The drama started on the reconnaissance lap for the GAINSCO/Bob Stallings team. Racing driver Jon Fogarty had a moment on before the green putting the red 99 in the gravel at the Bus Stop. He was extricated and was able to start from his fourth place qualifying position. The duo had the car running as high as second in the race, but were never able to lead. The finish puts Fogarty and Gurney 39 back in the points.
The 2.47-mile, 12-turn Infineon road course proved to be the perfect location for the SunTrust team's first win of the season. Michael Valiante started the race from pole position, which he inherited late last night when the original pole sitter was sent to the back following the post qualifying technical inspection. Valiante led every lap of his stint and then turned the car over to Angelelli. He reassumed the lead on lap 45 with a competitive pass on the leader and was never headed since then. The team led every lap of the 102 circuit event except 22.

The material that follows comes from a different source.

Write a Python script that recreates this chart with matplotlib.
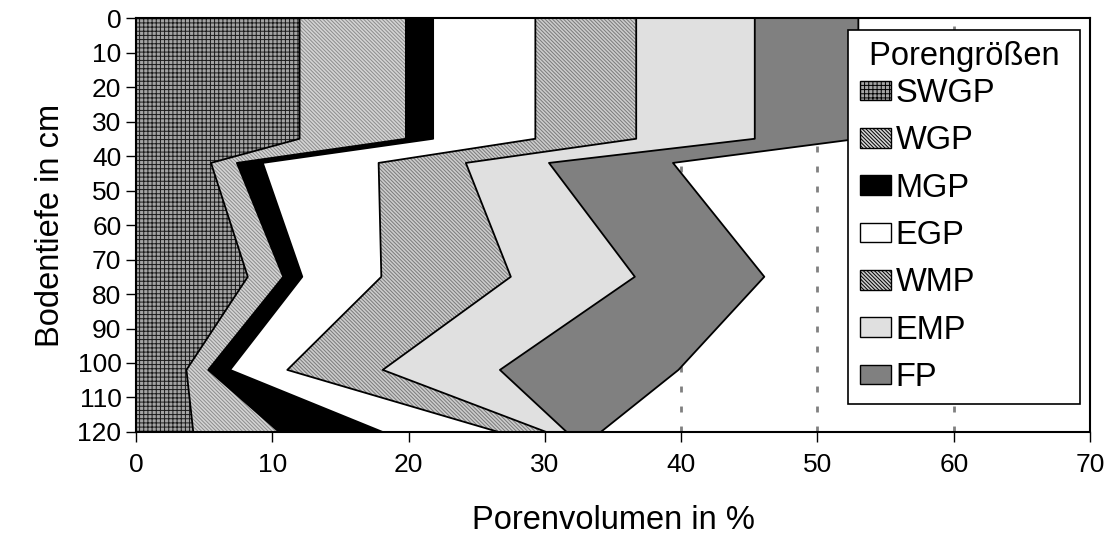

The win was a special one as the team, owned by 2005 series champion Wayne Taylor, and has endured a difficult season. The team was returning from the race at Laguna Seca in May when their trailer caught fire in Texas and destroyed their first Dallara and all of their support equipment. The team was quick to rebuild and showed the tenacity today to win their first race of the season.
New Jersey Motorsports Park
Stevenson Motorsports No. 57 second in GT
New Jersey Motorsports Park proved it may take a year of seasoning before it is truly a track that can be liked by all. The fans turned out from the tri-state area to see some of the best action of the year, some caused by the competitors, most attributed to the dust and dirt of this brand new racing facility. Five cautions for 27 laps hampered the speed of the race, with those caution periods used to blow dust and debris from the racing surface.
Andrew Davis started the No. 57 Stevenson Motorsports Pontiac GXP.R from the front row and maintained second place right up to when he transferred the controls to teammate Robin Liddell. Liddell ran a conservative first part of his stint to let the race settle in. On the second half of his time in the car he began to move forward and took the lead of the GT race on lap 57 He couldn't hold off the charging 67 and with the big picture of the championship looming he ran a fast yet safe race to come home in second. Paul Edwards and Kelly Collins still lead the GT points with 337 in their Banner Pontiac GXP.R, with Liddell and Davis moving into second just five points out.
Valiante started from outside of the front row and by lap six he was in the lead. The No. 10 Dallara led up to the team's first pit stop. Valiante turned the wheel over to Max Angelelli who had some off course excursions but maintained his poise to comeback and finished second. The finish is the second best of the season. The bankers won the race just last weekend at Infineon.
Miller Motorsports Park
Banner Racing No. 07 wins in GT
In ever changing weather conditions at Miller Motorsports Park the duo of Edwards and Collins were able to defend their race win from last year as well as close the 2008 Rolex Series season as the GT champions. The race had plenty of drama including a rain storm that saturated the racing surface. Collins was caught in the downpour and pitted on lap 77 for a driver change and rain tires under caution. The team then had Edwards return to pit lane before the race went green on lap 81 for slicks and this gave the team nearly a lap advantage on the rest of the GT field and was the deciding moment of the race.
In the Daytona Prototype race the No. 10 SunTrust Pontiac Dallara driven by Michael Valiante and Max Angelelli finished second. The team had a strong race all day leading 12 laps. At the end Angelelli could not get a break to take the win.
The Rolex 24 Hour at Daytona will be the first race of the 2009 Grand-Am season and will be held January 24-25.